Banyay explica que la fábrica cuenta con cinco empleados y realiza principalmente venta al público directo. “La gente llama por teléfono y encarga una determinada cantidad de bolsas y nosotros se la llevamos. Y las barras de hielo, que tienen una medida de un metro por cincuenta centímetros que fraccionamos a la mitad para que sea más fácil de transportar, las piden los caterings para enfriar una cantidad grande bebidas”, dice.

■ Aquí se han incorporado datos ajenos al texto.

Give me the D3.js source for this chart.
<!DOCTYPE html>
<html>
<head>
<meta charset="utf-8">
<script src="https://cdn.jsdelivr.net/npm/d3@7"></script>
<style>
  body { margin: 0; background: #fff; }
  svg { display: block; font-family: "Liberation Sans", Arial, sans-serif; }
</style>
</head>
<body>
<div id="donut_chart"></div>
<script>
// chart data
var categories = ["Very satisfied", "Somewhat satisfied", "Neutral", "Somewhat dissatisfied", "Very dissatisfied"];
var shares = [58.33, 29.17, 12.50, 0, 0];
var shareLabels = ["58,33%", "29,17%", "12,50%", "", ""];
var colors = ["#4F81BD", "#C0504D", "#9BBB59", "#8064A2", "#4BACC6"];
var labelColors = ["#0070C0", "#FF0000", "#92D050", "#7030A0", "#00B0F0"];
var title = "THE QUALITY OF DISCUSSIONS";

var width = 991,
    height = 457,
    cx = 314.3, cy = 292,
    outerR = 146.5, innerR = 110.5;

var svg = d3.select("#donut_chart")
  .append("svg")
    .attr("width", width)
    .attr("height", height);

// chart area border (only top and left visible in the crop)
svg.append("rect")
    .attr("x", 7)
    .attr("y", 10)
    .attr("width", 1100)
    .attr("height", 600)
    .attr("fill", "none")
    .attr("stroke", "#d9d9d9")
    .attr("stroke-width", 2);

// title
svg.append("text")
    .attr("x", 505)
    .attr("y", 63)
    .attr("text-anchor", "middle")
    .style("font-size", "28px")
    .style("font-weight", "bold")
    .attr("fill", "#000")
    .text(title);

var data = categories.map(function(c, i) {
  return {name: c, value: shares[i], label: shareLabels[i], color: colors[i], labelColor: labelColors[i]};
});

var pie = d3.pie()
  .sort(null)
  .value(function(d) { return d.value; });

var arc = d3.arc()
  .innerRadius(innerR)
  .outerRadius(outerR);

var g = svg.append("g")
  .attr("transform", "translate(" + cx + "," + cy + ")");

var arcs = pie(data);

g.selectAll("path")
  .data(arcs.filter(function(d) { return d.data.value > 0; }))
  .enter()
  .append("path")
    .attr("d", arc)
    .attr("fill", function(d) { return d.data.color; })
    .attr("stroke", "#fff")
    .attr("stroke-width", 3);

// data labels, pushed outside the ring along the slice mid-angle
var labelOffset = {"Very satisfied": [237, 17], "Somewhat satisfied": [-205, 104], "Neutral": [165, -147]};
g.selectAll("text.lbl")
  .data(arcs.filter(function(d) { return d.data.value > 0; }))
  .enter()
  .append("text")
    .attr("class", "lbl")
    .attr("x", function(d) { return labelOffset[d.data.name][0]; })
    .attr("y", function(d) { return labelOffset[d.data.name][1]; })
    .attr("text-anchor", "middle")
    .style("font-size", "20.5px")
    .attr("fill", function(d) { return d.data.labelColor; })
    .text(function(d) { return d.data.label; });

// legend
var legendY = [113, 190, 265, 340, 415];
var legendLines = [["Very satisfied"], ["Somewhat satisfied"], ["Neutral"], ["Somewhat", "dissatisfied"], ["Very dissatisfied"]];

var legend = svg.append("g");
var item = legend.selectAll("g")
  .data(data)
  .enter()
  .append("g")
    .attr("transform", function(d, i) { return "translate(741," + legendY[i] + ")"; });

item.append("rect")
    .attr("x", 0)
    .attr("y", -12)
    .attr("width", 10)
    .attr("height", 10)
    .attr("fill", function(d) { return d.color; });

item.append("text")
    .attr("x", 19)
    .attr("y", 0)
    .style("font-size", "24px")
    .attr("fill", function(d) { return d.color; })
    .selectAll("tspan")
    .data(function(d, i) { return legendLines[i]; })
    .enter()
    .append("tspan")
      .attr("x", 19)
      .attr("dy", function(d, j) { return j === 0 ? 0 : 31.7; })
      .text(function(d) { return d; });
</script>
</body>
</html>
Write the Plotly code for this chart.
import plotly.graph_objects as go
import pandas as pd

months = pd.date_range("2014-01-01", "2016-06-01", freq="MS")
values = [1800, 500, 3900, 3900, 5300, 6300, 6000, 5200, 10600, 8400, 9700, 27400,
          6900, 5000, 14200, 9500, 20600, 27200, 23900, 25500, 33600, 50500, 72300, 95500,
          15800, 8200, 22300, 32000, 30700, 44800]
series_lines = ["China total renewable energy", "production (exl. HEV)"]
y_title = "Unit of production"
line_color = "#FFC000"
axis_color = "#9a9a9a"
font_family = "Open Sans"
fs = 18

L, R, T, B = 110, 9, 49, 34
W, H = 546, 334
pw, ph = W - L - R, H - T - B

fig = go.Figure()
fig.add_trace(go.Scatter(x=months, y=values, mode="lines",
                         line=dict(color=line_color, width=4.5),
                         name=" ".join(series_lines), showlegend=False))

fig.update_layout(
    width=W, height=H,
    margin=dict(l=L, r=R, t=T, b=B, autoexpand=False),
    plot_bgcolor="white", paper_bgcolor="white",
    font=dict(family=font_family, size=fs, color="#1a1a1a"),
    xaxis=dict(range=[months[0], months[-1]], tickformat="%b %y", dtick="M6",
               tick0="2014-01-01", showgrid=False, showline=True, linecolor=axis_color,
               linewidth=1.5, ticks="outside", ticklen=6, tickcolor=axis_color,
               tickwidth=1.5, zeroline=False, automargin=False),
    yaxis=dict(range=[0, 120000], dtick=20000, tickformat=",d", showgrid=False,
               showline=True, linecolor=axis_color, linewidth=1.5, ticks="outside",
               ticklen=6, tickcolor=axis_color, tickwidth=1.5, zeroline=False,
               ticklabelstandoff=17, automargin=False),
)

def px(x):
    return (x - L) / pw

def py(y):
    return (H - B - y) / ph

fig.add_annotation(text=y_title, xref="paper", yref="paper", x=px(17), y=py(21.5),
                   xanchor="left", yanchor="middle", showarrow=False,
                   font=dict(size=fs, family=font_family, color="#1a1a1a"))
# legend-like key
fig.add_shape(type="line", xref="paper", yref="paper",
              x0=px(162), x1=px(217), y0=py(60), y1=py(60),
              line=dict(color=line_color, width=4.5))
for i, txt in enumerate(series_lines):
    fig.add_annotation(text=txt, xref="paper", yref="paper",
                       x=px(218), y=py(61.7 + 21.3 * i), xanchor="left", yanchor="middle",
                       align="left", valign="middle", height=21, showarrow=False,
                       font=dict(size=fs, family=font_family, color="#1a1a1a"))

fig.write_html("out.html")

Y hace unos años incorporó la venta de hielo seco. “Es dióxido de carbono comprimido y lo compran principalmente las heladerías, aunque también se utiliza para varios procesos industriales. Otros que usan el hielo seco son los exportadores de arroz para evitar que los insectos arruinen la mercadería y reemplazan así los insecticidas químicos”, explica y si bien reconoce que hay bastante competencia “cada uno debe encontrar su nicho”.
-Y también decidiste restaurar la casa que hoy se convirtió en tu hogar.
-Esta casa era de los dueños y la arreglé hace poco, estaba deshabitada y sin ningún uso. Me llevó alrededor de tres años restaurarla. Las puertas son las originales, al igual que la fachada. Hace unos años fue declarada monumento histórico por la legislatura porteña.
-¿Cuál es la mayor satisfacción de reabrir una fábrica histórica?
-Es reconfortante escuchar las anécdotas de clientes que vienen con sus padres, abuelos, hijos y nietos y nos cuentan historias relacionadas con la fábrica. Nunca me canso de escucharlas.